What this task involves.
What lines of the data include the string "chart"? Copy them all.

Material provided.
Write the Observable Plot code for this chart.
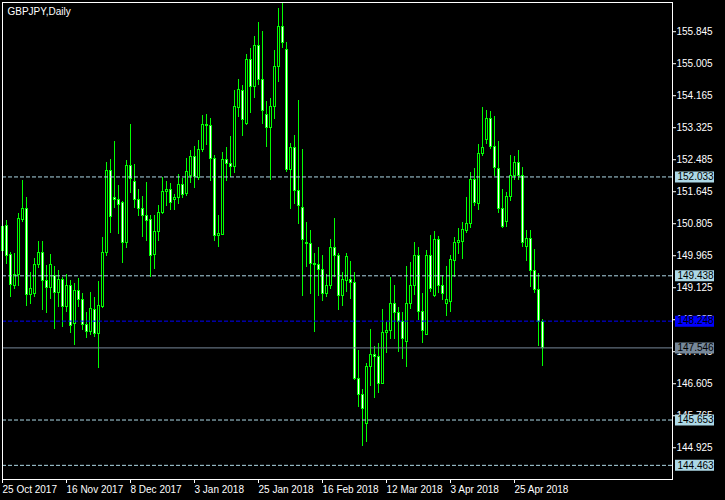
<!DOCTYPE html>
<html><head><meta charset="utf-8">
<script src="https://cdn.jsdelivr.net/npm/d3@7"></script>
<script src="https://cdn.jsdelivr.net/npm/@observablehq/plot@0.6"></script>
<style>html,body{margin:0;padding:0;background:#000;} svg{display:block}</style>
</head><body><div id="chart"></div>
<script>
const title = "GBPJPY,Daily";
const openP = [150.10,150.74,149.99,149.16,149.45,150.91,151.20,148.94,148.97,149.73,
150.04,149.31,149.12,149.42,148.98,149.33,148.61,149.16,148.18,149.05,
148.81,148.15,147.96,148.55,147.92,148.61,150.04,152.18,151.49,151.44,
151.35,150.29,152.33,151.91,151.43,151.20,151.00,150.89,149.99,150.58,
151.08,151.65,151.68,151.43,151.47,151.81,151.59,152.07,152.56,152.00,
152.73,153.40,153.38,152.51,150.48,150.51,152.47,152.38,152.29,153.84,
154.30,153.43,155.11,154.39,155.46,154.58,153.67,153.31,153.86,154.91,
155.98,155.37,152.22,152.80,151.66,151.22,150.30,150.28,149.76,149.71,
149.60,148.95,149.17,150.17,149.97,148.90,149.30,149.32,149.25,146.73,
146.30,145.55,147.04,147.35,147.32,146.60,147.93,147.98,148.69,148.47,
148.22,147.71,148.70,149.16,149.95,148.48,147.89,149.95,148.90,150.37,
149.18,148.70,148.75,149.82,150.30,150.32,150.61,150.79,151.94,151.33,
152.64,153.01,153.56,152.83,152.25,151.20,150.85,151.50,152.05,152.41,
152.05,150.20,150.41,149.56,149.07,148.22];
const highP = [150.79,150.89,150.06,150.02,151.07,151.94,151.50,149.53,149.88,150.34,
150.34,149.71,150.00,149.68,149.58,149.40,149.47,149.32,149.24,149.38,
148.98,148.47,148.99,148.88,149.29,150.45,152.42,152.48,152.96,151.81,
151.39,152.47,153.41,152.36,151.70,151.52,151.89,151.02,151.02,151.28,
152.03,151.91,151.85,151.57,152.10,151.99,152.51,152.73,152.84,152.99,
153.65,153.67,153.58,152.60,151.02,152.68,152.81,153.10,154.30,154.59,
154.43,155.25,155.40,155.72,156.09,155.85,154.01,154.10,155.35,156.46,
156.59,155.57,152.90,153.12,154.04,152.75,150.85,150.63,150.02,150.19,
149.97,149.47,150.39,150.93,150.02,149.53,150.02,149.81,149.53,147.48,
146.45,147.14,148.03,147.59,147.67,148.55,148.22,149.40,149.18,148.60,
148.47,149.68,149.78,150.30,150.17,148.97,150.10,150.50,150.60,150.47,
149.45,149.68,149.97,150.44,150.67,150.83,151.49,152.16,152.25,152.88,
153.85,153.78,153.75,153.62,152.96,151.70,151.63,152.60,152.57,152.73,
152.27,150.63,150.63,150.12,149.49,148.29];
const lowP = [149.50,149.74,148.88,149.08,149.17,150.85,148.64,148.69,148.88,149.64,
148.53,148.44,148.82,148.03,148.61,148.09,148.47,147.92,147.61,148.61,
148.00,147.80,147.87,147.83,147.00,148.57,149.95,150.56,151.21,150.51,
149.75,150.15,151.61,151.21,151.00,150.45,150.34,149.40,149.60,150.34,
151.05,151.26,151.15,151.15,151.31,151.46,151.52,151.85,151.74,151.94,
152.68,152.86,151.91,150.35,150.19,150.50,151.91,152.03,152.12,153.60,
153.10,153.38,153.69,154.10,154.43,153.41,152.81,151.94,153.54,154.52,
155.41,152.16,151.18,151.31,150.79,148.90,149.66,148.95,147.96,148.90,
148.76,148.88,149.07,149.40,148.53,148.63,148.99,148.82,146.69,145.99,
144.97,145.07,146.54,146.23,146.36,146.58,147.41,147.76,147.76,147.43,
147.23,147.04,148.55,148.92,148.27,147.67,147.87,149.01,148.88,148.98,
148.79,148.38,148.47,149.40,150.00,149.87,150.56,150.67,151.26,151.15,
152.58,152.88,152.75,152.05,151.08,150.69,150.71,151.40,151.94,151.94,
150.19,149.82,149.12,148.98,147.59,147.06];
const closeP = [150.73,149.95,149.20,149.47,150.93,151.20,148.94,149.10,149.73,150.04,
149.31,149.12,149.71,148.98,149.33,148.61,149.16,148.12,149.05,148.81,
148.15,147.96,148.57,147.92,148.64,150.04,152.18,150.98,151.44,151.30,
150.29,152.33,151.98,151.43,151.20,151.00,150.87,149.95,150.60,151.09,
151.65,151.68,151.35,151.49,151.81,151.56,152.16,152.56,152.03,152.75,
153.40,153.36,152.51,150.48,150.54,152.47,152.38,152.29,153.88,154.32,
153.53,155.11,154.39,155.46,154.58,153.76,153.31,153.88,154.93,155.98,
155.54,152.22,152.80,151.66,151.27,150.39,150.26,149.75,149.71,149.60,
148.95,149.18,150.17,149.95,148.90,149.32,149.93,149.24,146.73,146.31,
145.95,147.04,147.35,147.30,146.60,147.93,148.00,148.69,148.47,148.22,
147.79,148.70,149.16,149.95,148.48,148.00,149.97,149.10,150.37,149.18,
148.97,148.81,149.84,150.30,150.35,150.65,150.80,151.94,151.34,152.64,
152.80,153.56,152.81,152.27,151.20,150.71,151.50,152.05,152.41,152.05,
150.29,150.41,149.56,149.07,148.22,147.546];
const dateTickIndex = [0,16,32,48,64,80,96,112,128];
const dateTickLabels = ["25 Oct 2017","16 Nov 2017","8 Dec 2017","3 Jan 2018","25 Jan 2018","16 Feb 2018","12 Mar 2018","3 Apr 2018","25 Apr 2018"];
const priceTicks = [155.845,155.005,154.165,153.325,152.485,151.645,150.805,149.965,149.125,148.285,147.445,146.605,145.765,144.925];
const levelValues = [152.033,149.438,145.653,144.463];
const blueLevel = [148.248];
const bidLevel = [147.546];

const candles = openP.map((o, i) => ({i, open: o, high: highP[i], low: lowP[i], close: closeP[i]}));

// rectangular label box symbol, drawn to the right of the anchor point
const labelBox = {draw(ctx) { ctx.rect(2.5, -5.5, 39, 11); }};

const levelLabel = (vals, boxColor, textColor) => [
  Plot.dot(vals, {y: d => d, frameAnchor: "right", symbol: labelBox, fill: boxColor, stroke: null}),
  Plot.text(vals, {y: d => d, text: d => d.toFixed(3), frameAnchor: "right", dx: 5, textAnchor: "start", fill: textColor})
];

const chart = Plot.plot({
  width: 725, height: 500,
  marginLeft: 2, marginTop: 2, marginRight: 53, marginBottom: 21,
  style: {background: "#000", color: "#fff", fontFamily: "'Liberation Sans', Arial, sans-serif", fontSize: "10px"},
  x: {domain: [0, 167.5], axis: null, label: null},
  y: {domain: [144.0918, 156.6115], axis: null, label: null},
  marks: [
    Plot.ruleX(candles, {x: "i", y1: "low", y2: "high", stroke: "#00FF00", shapeRendering: "crispEdges"}),
    Plot.rect(candles, {x1: d => d.i - 0.25, x2: d => d.i + 0.25, y1: "open", y2: "close",
      fill: d => d.close >= d.open ? "#000" : "#fff", stroke: "#00FF00", shapeRendering: "crispEdges"}),
    Plot.ruleY(levelValues, {stroke: "#ADD8E6", strokeDasharray: "4,2"}),
    Plot.ruleY(blueLevel, {stroke: "#0000FF", strokeDasharray: "4,2"}),
    Plot.ruleY(bidLevel, {stroke: "#778899"}),
    Plot.frame({stroke: "#fff"}),
    Plot.axisY({anchor: "right", label: null, ticks: priceTicks, tickFormat: d => d.toFixed(3), tickSize: 3, tickPadding: 1, fill: "#fff", stroke: "#fff"}),
    Plot.axisX({label: null, ticks: dateTickIndex, tickFormat: d => dateTickLabels[dateTickIndex.indexOf(d)], tickSize: 4, tickPadding: 2, textAnchor: "start", fill: "#fff", stroke: "#fff"}),
    Plot.text([title], {frameAnchor: "top-left", dx: 5, dy: 5, lineAnchor: "top", textAnchor: "start", fill: "#fff"}),
    ...levelLabel(levelValues, "#ADD8E6", "#000"),
    ...levelLabel(blueLevel, "#0000FF", "#000"),
    ...levelLabel(bidLevel, "#778899", "#000")
  ]
});
document.getElementById("chart").append(chart);
</script>
</body></html>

Solution for this problem.
Write the Observable Plot code for this chart.
</head><body><div id="chart"></div>
const chart = Plot.plot({
document.getElementById("chart").append(chart);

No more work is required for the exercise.